= Problem to solve =
Take the listing from its first line through the line that contains "minimum width=377, minimum" and please retype those lines exactly, leaving out the pictures.
+ + +
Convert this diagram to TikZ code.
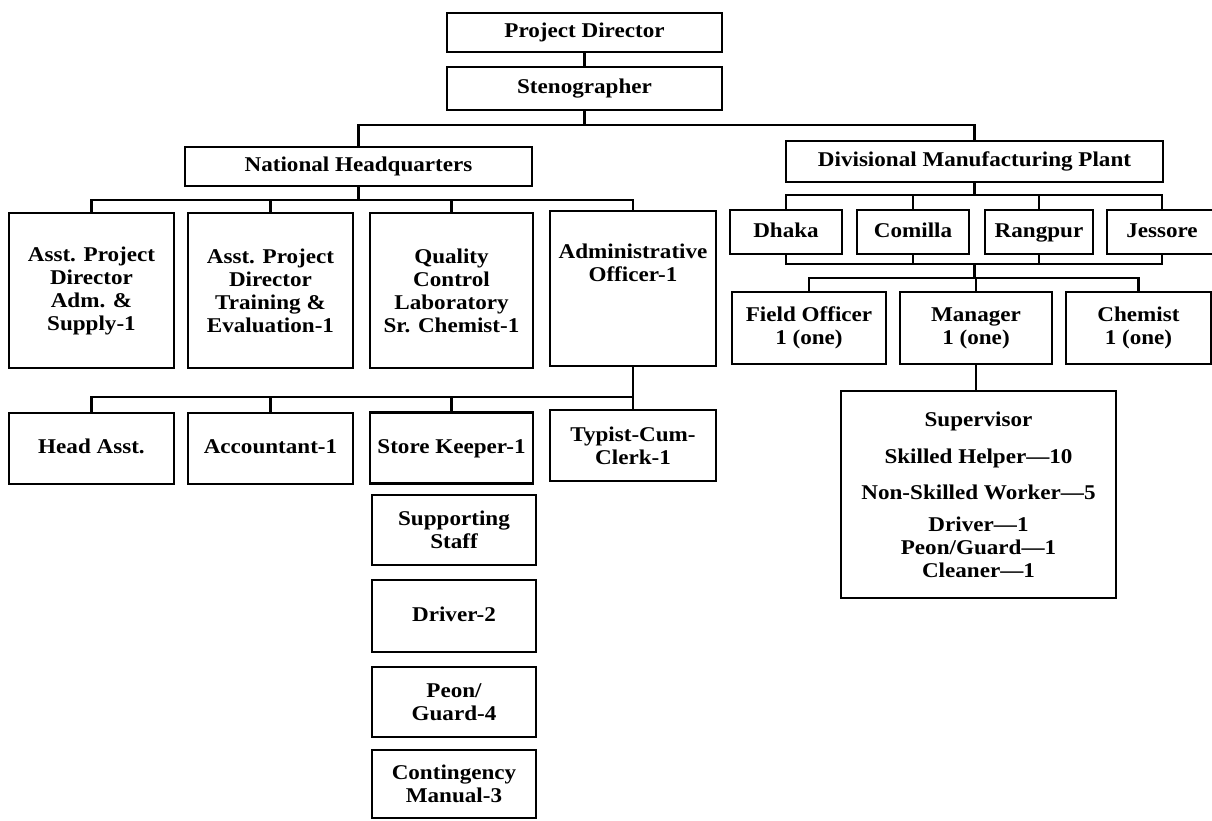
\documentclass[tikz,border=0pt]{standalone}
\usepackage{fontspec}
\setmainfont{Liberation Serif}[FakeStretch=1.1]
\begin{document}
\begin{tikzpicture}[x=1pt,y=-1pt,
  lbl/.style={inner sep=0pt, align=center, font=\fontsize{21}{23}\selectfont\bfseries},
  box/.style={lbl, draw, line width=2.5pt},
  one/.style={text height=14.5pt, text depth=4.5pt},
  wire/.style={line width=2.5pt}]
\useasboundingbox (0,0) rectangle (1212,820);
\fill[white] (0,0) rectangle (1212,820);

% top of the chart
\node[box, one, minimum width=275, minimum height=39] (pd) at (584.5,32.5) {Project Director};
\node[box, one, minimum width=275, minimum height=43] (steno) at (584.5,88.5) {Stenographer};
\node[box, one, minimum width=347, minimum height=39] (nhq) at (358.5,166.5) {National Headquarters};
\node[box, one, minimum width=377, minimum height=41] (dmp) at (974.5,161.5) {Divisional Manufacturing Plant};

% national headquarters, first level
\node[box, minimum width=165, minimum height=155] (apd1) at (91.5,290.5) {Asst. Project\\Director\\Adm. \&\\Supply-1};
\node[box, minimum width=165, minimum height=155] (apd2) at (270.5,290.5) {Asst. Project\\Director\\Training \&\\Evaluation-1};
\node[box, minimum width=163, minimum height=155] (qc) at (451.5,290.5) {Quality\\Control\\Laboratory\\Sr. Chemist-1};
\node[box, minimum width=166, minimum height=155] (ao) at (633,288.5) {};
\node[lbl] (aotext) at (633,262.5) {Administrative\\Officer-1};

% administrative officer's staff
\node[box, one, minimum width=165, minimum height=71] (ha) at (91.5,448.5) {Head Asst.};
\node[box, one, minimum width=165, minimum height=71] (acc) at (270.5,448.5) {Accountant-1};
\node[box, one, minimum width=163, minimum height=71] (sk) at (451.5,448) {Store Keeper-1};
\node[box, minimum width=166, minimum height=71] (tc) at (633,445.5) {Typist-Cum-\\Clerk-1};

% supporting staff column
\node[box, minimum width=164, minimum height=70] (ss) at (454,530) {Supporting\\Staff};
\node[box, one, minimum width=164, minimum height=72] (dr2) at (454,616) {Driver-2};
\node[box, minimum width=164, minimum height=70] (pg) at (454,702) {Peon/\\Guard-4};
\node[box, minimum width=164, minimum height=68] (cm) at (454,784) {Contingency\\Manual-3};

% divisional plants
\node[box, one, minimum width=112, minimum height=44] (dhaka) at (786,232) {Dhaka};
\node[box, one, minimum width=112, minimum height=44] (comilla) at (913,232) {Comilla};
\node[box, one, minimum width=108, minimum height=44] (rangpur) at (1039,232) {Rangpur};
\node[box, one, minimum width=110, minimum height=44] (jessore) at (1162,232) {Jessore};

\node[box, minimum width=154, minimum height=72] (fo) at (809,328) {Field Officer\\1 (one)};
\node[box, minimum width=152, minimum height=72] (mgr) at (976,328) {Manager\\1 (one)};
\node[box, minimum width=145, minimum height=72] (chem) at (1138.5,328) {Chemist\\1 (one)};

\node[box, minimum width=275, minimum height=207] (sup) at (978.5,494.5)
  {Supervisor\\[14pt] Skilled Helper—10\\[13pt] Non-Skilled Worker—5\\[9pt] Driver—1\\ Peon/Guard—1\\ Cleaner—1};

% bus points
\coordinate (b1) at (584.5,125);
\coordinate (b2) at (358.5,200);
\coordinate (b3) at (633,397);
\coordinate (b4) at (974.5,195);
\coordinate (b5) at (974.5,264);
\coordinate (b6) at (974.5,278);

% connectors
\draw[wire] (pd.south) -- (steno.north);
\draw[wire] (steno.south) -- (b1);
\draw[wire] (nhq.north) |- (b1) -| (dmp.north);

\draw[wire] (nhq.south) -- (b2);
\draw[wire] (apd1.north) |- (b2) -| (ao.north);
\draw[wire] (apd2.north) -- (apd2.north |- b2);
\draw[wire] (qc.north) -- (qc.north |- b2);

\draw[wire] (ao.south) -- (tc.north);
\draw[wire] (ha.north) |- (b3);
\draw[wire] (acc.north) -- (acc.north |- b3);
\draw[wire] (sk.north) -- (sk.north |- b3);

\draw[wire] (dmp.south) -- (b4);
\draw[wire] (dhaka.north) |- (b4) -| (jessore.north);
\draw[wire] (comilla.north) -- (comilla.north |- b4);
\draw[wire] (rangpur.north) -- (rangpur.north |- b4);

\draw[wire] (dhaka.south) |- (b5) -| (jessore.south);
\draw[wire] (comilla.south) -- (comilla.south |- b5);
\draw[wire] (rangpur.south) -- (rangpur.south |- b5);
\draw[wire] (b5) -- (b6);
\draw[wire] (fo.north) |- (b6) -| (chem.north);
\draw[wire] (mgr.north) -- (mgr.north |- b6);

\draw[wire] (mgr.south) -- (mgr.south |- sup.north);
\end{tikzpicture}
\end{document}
+ + +
= Exercise solution =
Convert this diagram to TikZ code.
\documentclass[tikz,border=0pt]{standalone}
\usepackage{fontspec}
\setmainfont{Liberation Serif}[FakeStretch=1.1]
\begin{document}
\begin{tikzpicture}[x=1pt,y=-1pt,
  lbl/.style={inner sep=0pt, align=center, font=\fontsize{21}{23}\selectfont\bfseries},
  box/.style={lbl, draw, line width=2.5pt},
  one/.style={text height=14.5pt, text depth=4.5pt},
  wire/.style={line width=2.5pt}]
\useasboundingbox (0,0) rectangle (1212,820);
\fill[white] (0,0) rectangle (1212,820);

% top of the chart
\node[box, one, minimum width=275, minimum height=39] (pd) at (584.5,32.5) {Project Director};
\node[box, one, minimum width=275, minimum height=43] (steno) at (584.5,88.5) {Stenographer};
\node[box, one, minimum width=347, minimum height=39] (nhq) at (358.5,166.5) {National Headquarters};
\node[box, one, minimum width=377, minimum height=41] (dmp) at (974.5,161.5) {Divisional Manufacturing Plant};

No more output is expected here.